DIRECTIONS | Without the pictures, set down every line of the data exactly.

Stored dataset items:
- - - - -
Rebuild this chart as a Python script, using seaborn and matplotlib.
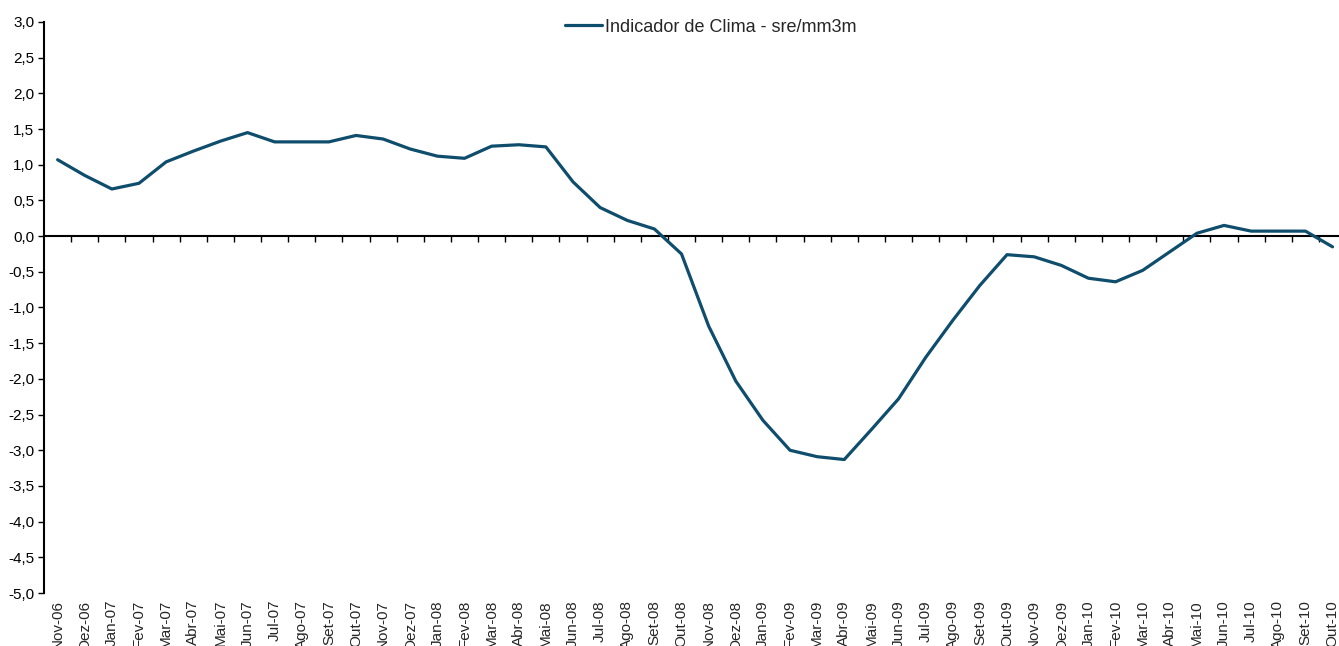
import pandas as pd
import seaborn as sns
import matplotlib.pyplot as plt
from matplotlib.ticker import FuncFormatter

# Indicador de Clima - sre/mm3m, Nov-06 .. Out-10
months = ['Nov-06', 'Dez-06', 'Jan-07', 'Fev-07', 'Mar-07', 'Abr-07', 'Mai-07', 'Jun-07',
          'Jul-07', 'Ago-07', 'Set-07', 'Out-07', 'Nov-07', 'Dez-07', 'Jan-08', 'Fev-08',
          'Mar-08', 'Abr-08', 'Mai-08', 'Jun-08', 'Jul-08', 'Ago-08', 'Set-08', 'Out-08',
          'Nov-08', 'Dez-08', 'Jan-09', 'Fev-09', 'Mar-09', 'Abr-09', 'Mai-09', 'Jun-09',
          'Jul-09', 'Ago-09', 'Set-09', 'Out-09', 'Nov-09', 'Dez-09', 'Jan-10', 'Fev-10',
          'Mar-10', 'Abr-10', 'Mai-10', 'Jun-10', 'Jul-10', 'Ago-10', 'Set-10', 'Out-10']

clima = [1.07, 0.85, 0.66, 0.74, 1.04, 1.19, 1.33, 1.45,
         1.32, 1.32, 1.32, 1.41, 1.36, 1.22, 1.12, 1.09,
         1.26, 1.28, 1.25, 0.76, 0.40, 0.22, 0.10, -0.25,
         -1.26, -2.03, -2.58, -3.00, -3.09, -3.13, -2.71, -2.28,
         -1.70, -1.18, -0.69, -0.26, -0.29, -0.41, -0.59, -0.64,
         -0.48, -0.22, 0.04, 0.15, 0.07, 0.07, 0.07, -0.15]

y_ticks = [-5.0, -4.5, -4.0, -3.5, -3.0, -2.5, -2.0, -1.5, -1.0, -0.5,
           0.0, 0.5, 1.0, 1.5, 2.0, 2.5, 3.0]

label = 'Indicador de Clima - sre/mm3m'
line_color = '#0f4d6d'


def main():
    sns.set_style('white')
    plt.rcParams['font.family'] = ['Liberation Sans', 'DejaVu Sans']

    df = pd.DataFrame({'pos': range(len(months)), 'valor': clima})

    fig = plt.figure(figsize=(13.39, 6.46), dpi=100)
    ax = fig.add_axes([0.0329, 0.082, 0.9724, 0.884])

    sns.lineplot(data=df, x='pos', y='valor', ax=ax, color=line_color,
                 linewidth=2.3, label=label, legend=False)

    ax.set_xlim(-0.5, len(months) - 0.5)
    ax.set_ylim(-5, 3)

    # y axis: comma decimals, ticks outward
    ax.set_yticks(y_ticks)
    ax.yaxis.set_major_formatter(FuncFormatter(lambda v, p: f'{v:.1f}'.replace('.', ',')))
    ax.tick_params(axis='y', direction='out', length=4, width=1, left=True,
                   labelsize=11, pad=3, colors='black')

    # month labels sit at the bottom, no tick marks there
    ax.set_xticks(range(len(months)))
    ax.set_xticklabels(months, rotation=90, va='top')
    ax.tick_params(axis='x', length=0, labelsize=11, pad=5)
    ax.set_xlabel('')
    ax.set_ylabel('')

    for side in ['top', 'right', 'bottom']:
        ax.spines[side].set_visible(False)
    ax.spines['left'].set_color('black')
    ax.spines['left'].set_linewidth(1.5)

    # category axis drawn at zero, with tick marks between the months (pointing down)
    zero_frac = (0 - (-5)) / (3 - (-5))
    sec = ax.secondary_xaxis(zero_frac)
    sec.xaxis.set_ticks_position('bottom')
    sec.set_xticks([i - 0.5 for i in range(1, len(months) + 1)])
    sec.set_xticklabels([])
    sec.tick_params(axis='x', which='both', direction='out', length=4, width=1,
                    colors='black', top=False, bottom=True)
    for side in ['top', 'left', 'right']:
        sec.spines[side].set_visible(False)
    sec.spines['bottom'].set_visible(True)
    sec.spines['bottom'].set_color('black')
    sec.spines['bottom'].set_linewidth(1.5)

    handles, labels = ax.get_legend_handles_labels()
    fig.legend(handles, labels, loc='center', bbox_to_anchor=(0.5306, 0.958),
               frameon=False, fontsize=13, handlelength=2.05, handletextpad=0.15)

    fig.savefig('out.png', dpi=100)


if __name__ == '__main__':
    main()
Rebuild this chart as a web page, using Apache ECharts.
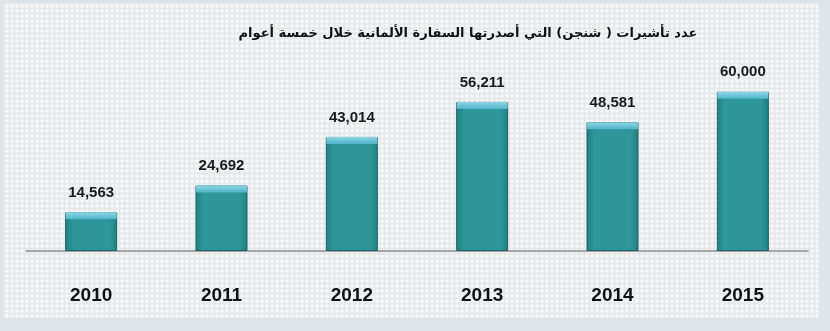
<!DOCTYPE html>
<html><head><meta charset="utf-8">
<script src="https://cdn.jsdelivr.net/npm/echarts@6/dist/echarts.min.js"></script>
<style>html,body{margin:0;padding:0;background:#fff}#c{width:830px;height:331px}</style>
</head><body><div id="c"></div>
<script>
const titleText = 'عدد تأشيرات ( شنجن) التي أصدرتها السفارة الألمانية خلال خمسة أعوام';
const years = ['2010','2011','2012','2013','2014','2015'];
const visas = [14563, 24692, 43014, 56211, 48581, 60000];

const pc = document.createElement('canvas');
pc.width = 5; pc.height = 5;
const g = pc.getContext('2d');
g.fillStyle = '#e6e8ea'; g.fillRect(0,0,5,5);
g.fillStyle = '#f8f9fa'; g.fillRect(1,1,3,3);

const chart = echarts.init(document.getElementById('c'), null, {renderer:'canvas'});
chart.setOption({
  backgroundColor: '#dde4ea',
  animation: false,
  graphic: [{
    type: 'rect', left: 4, top: 3, z: -10,
    shape: {width: 814, height: 314},
    style: {fill: {image: pc, repeat: 'repeat'}, stroke: '#e9eef2', lineWidth: 1}
  }],
  title: {
    text: titleText, left: 463, top: 22, textAlign: 'center',
    textStyle: {fontFamily: 'DejaVu Sans', fontWeight: 'bold', fontSize: 13, color: '#111'}
  },
  grid: {left: 26, right: 22, top: 60, bottom: 80, containLabel: false},
  xAxis: {
    type: 'category', data: years,
    axisLine: {lineStyle: {color: '#8a8a8a', width: 1.5}},
    axisTick: {show: false},
    axisLabel: {margin: 35, fontFamily: 'Liberation Sans', fontWeight: 'bold', fontSize: 19, color: '#111'}
  },
  yAxis: {type: 'value', min: 0, max: 72000, show: false, splitLine: {show: false}},
  series: [{
    type: 'bar', data: visas, barWidth: 52,
    itemStyle: {
      color: {type: 'linear', x: 0, y: 0, x2: 1, y2: 0, colorStops: [
        {offset: 0, color: '#237f82'}, {offset: 0.15, color: '#2e9799'},
        {offset: 0.85, color: '#2e9799'}, {offset: 1, color: '#237f82'}]},
      borderColor: '#1e5f66', borderWidth: 1
    },
    label: {
      show: true, position: 'top', distance: 12,
      fontFamily: 'Liberation Sans', fontWeight: 'bold', fontSize: 15, color: '#1a1a1a',
      formatter: p => p.value.toLocaleString('en-US')
    }
  }, {
    type: 'pictorialBar', data: visas, symbol: 'rect',
    symbolSize: [51, 7], symbolPosition: 'end', symbolOffset: [0, 0], z: 3,
    itemStyle: {color: {type: 'linear', x: 0, y: 0, x2: 0, y2: 1, colorStops: [
      {offset: 0, color: '#8fd6e6'}, {offset: 1, color: '#4fb4c8'}]}},
    silent: true
  }]
});
</script></body></html>
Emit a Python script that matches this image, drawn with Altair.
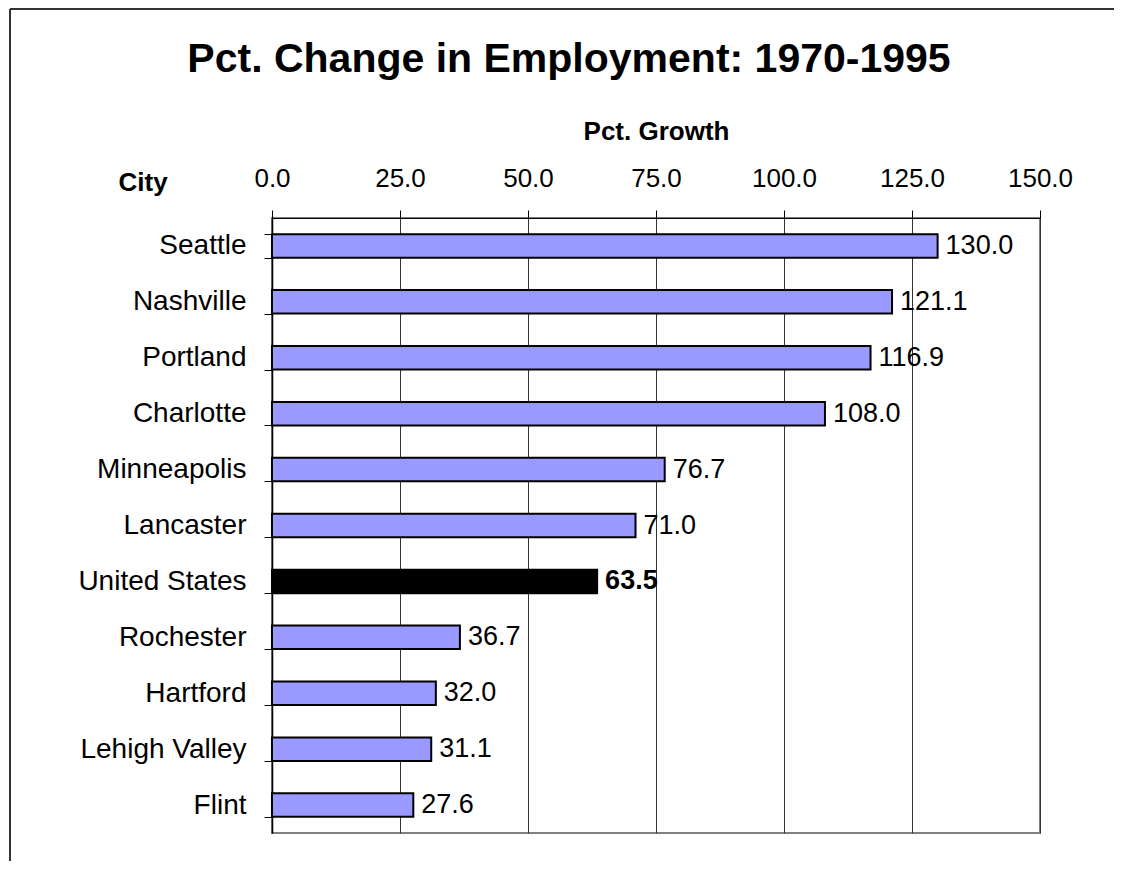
- - - - -
RESULT BELOW |
Rebuild this chart as a Python script, using seaborn and matplotlib.
import pandas as pd
import seaborn as sns
import matplotlib.pyplot as plt
from matplotlib.ticker import FuncFormatter

# Indicador de Clima - sre/mm3m, Nov-06 .. Out-10
months = ['Nov-06', 'Dez-06', 'Jan-07', 'Fev-07', 'Mar-07', 'Abr-07', 'Mai-07', 'Jun-07',
          'Jul-07', 'Ago-07', 'Set-07', 'Out-07', 'Nov-07', 'Dez-07', 'Jan-08', 'Fev-08',
          'Mar-08', 'Abr-08', 'Mai-08', 'Jun-08', 'Jul-08', 'Ago-08', 'Set-08', 'Out-08',
          'Nov-08', 'Dez-08', 'Jan-09', 'Fev-09', 'Mar-09', 'Abr-09', 'Mai-09', 'Jun-09',
          'Jul-09', 'Ago-09', 'Set-09', 'Out-09', 'Nov-09', 'Dez-09', 'Jan-10', 'Fev-10',
          'Mar-10', 'Abr-10', 'Mai-10', 'Jun-10', 'Jul-10', 'Ago-10', 'Set-10', 'Out-10']

clima = [1.07, 0.85, 0.66, 0.74, 1.04, 1.19, 1.33, 1.45,
         1.32, 1.32, 1.32, 1.41, 1.36, 1.22, 1.12, 1.09,
         1.26, 1.28, 1.25, 0.76, 0.40, 0.22, 0.10, -0.25,
         -1.26, -2.03, -2.58, -3.00, -3.09, -3.13, -2.71, -2.28,
         -1.70, -1.18, -0.69, -0.26, -0.29, -0.41, -0.59, -0.64,
         -0.48, -0.22, 0.04, 0.15, 0.07, 0.07, 0.07, -0.15]

y_ticks = [-5.0, -4.5, -4.0, -3.5, -3.0, -2.5, -2.0, -1.5, -1.0, -0.5,
           0.0, 0.5, 1.0, 1.5, 2.0, 2.5, 3.0]

label = 'Indicador de Clima - sre/mm3m'
line_color = '#0f4d6d'


def main():
    sns.set_style('white')
    plt.rcParams['font.family'] = ['Liberation Sans', 'DejaVu Sans']

    df = pd.DataFrame({'pos': range(len(months)), 'valor': clima})

    fig = plt.figure(figsize=(13.39, 6.46), dpi=100)
    ax = fig.add_axes([0.0329, 0.082, 0.9724, 0.884])

    sns.lineplot(data=df, x='pos', y='valor', ax=ax, color=line_color,
                 linewidth=2.3, label=label, legend=False)

    ax.set_xlim(-0.5, len(months) - 0.5)
    ax.set_ylim(-5, 3)

    # y axis: comma decimals, ticks outward
    ax.set_yticks(y_ticks)
    ax.yaxis.set_major_formatter(FuncFormatter(lambda v, p: f'{v:.1f}'.replace('.', ',')))
    ax.tick_params(axis='y', direction='out', length=4, width=1, left=True,
                   labelsize=11, pad=3, colors='black')

    # month labels sit at the bottom, no tick marks there
    ax.set_xticks(range(len(months)))
    ax.set_xticklabels(months, rotation=90, va='top')
    ax.tick_params(axis='x', length=0, labelsize=11, pad=5)
    ax.set_xlabel('')
    ax.set_ylabel('')

    for side in ['top', 'right', 'bottom']:
        ax.spines[side].set_visible(False)
    ax.spines['left'].set_color('black')
    ax.spines['left'].set_linewidth(1.5)

    # category axis drawn at zero, with tick marks between the months (pointing down)
    zero_frac = (0 - (-5)) / (3 - (-5))
    sec = ax.secondary_xaxis(zero_frac)
    sec.xaxis.set_ticks_position('bottom')
    sec.set_xticks([i - 0.5 for i in range(1, len(months) + 1)])
    sec.set_xticklabels([])
    sec.tick_params(axis='x', which='both', direction='out', length=4, width=1,
                    colors='black', top=False, bottom=True)
    for side in ['top', 'left', 'right']:
        sec.spines[side].set_visible(False)
    sec.spines['bottom'].set_visible(True)
    sec.spines['bottom'].set_color('black')
    sec.spines['bottom'].set_linewidth(1.5)

    handles, labels = ax.get_legend_handles_labels()
    fig.legend(handles, labels, loc='center', bbox_to_anchor=(0.5306, 0.958),
               frameon=False, fontsize=13, handlelength=2.05, handletextpad=0.15)

    fig.savefig('out.png', dpi=100)


if __name__ == '__main__':
    main()
Rebuild this chart as a web page, using Apache ECharts.
<!DOCTYPE html>
<html><head><meta charset="utf-8">
<script src="https://cdn.jsdelivr.net/npm/echarts@6/dist/echarts.min.js"></script>
<style>html,body{margin:0;padding:0;background:#fff}#c{width:830px;height:331px}</style>
</head><body><div id="c"></div>
<script>
const titleText = 'عدد تأشيرات ( شنجن) التي أصدرتها السفارة الألمانية خلال خمسة أعوام';
const years = ['2010','2011','2012','2013','2014','2015'];
const visas = [14563, 24692, 43014, 56211, 48581, 60000];

const pc = document.createElement('canvas');
pc.width = 5; pc.height = 5;
const g = pc.getContext('2d');
g.fillStyle = '#e6e8ea'; g.fillRect(0,0,5,5);
g.fillStyle = '#f8f9fa'; g.fillRect(1,1,3,3);

const chart = echarts.init(document.getElementById('c'), null, {renderer:'canvas'});
chart.setOption({
  backgroundColor: '#dde4ea',
  animation: false,
  graphic: [{
    type: 'rect', left: 4, top: 3, z: -10,
    shape: {width: 814, height: 314},
    style: {fill: {image: pc, repeat: 'repeat'}, stroke: '#e9eef2', lineWidth: 1}
  }],
  title: {
    text: titleText, left: 463, top: 22, textAlign: 'center',
    textStyle: {fontFamily: 'DejaVu Sans', fontWeight: 'bold', fontSize: 13, color: '#111'}
  },
  grid: {left: 26, right: 22, top: 60, bottom: 80, containLabel: false},
  xAxis: {
    type: 'category', data: years,
    axisLine: {lineStyle: {color: '#8a8a8a', width: 1.5}},
    axisTick: {show: false},
    axisLabel: {margin: 35, fontFamily: 'Liberation Sans', fontWeight: 'bold', fontSize: 19, color: '#111'}
  },
  yAxis: {type: 'value', min: 0, max: 72000, show: false, splitLine: {show: false}},
  series: [{
    type: 'bar', data: visas, barWidth: 52,
    itemStyle: {
      color: {type: 'linear', x: 0, y: 0, x2: 1, y2: 0, colorStops: [
        {offset: 0, color: '#237f82'}, {offset: 0.15, color: '#2e9799'},
        {offset: 0.85, color: '#2e9799'}, {offset: 1, color: '#237f82'}]},
      borderColor: '#1e5f66', borderWidth: 1
    },
    label: {
      show: true, position: 'top', distance: 12,
      fontFamily: 'Liberation Sans', fontWeight: 'bold', fontSize: 15, color: '#1a1a1a',
      formatter: p => p.value.toLocaleString('en-US')
    }
  }, {
    type: 'pictorialBar', data: visas, symbol: 'rect',
    symbolSize: [51, 7], symbolPosition: 'end', symbolOffset: [0, 0], z: 3,
    itemStyle: {color: {type: 'linear', x: 0, y: 0, x2: 0, y2: 1, colorStops: [
      {offset: 0, color: '#8fd6e6'}, {offset: 1, color: '#4fb4c8'}]}},
    silent: true
  }]
});
</script></body></html>
Emit a Python script that matches this image, drawn with Altair.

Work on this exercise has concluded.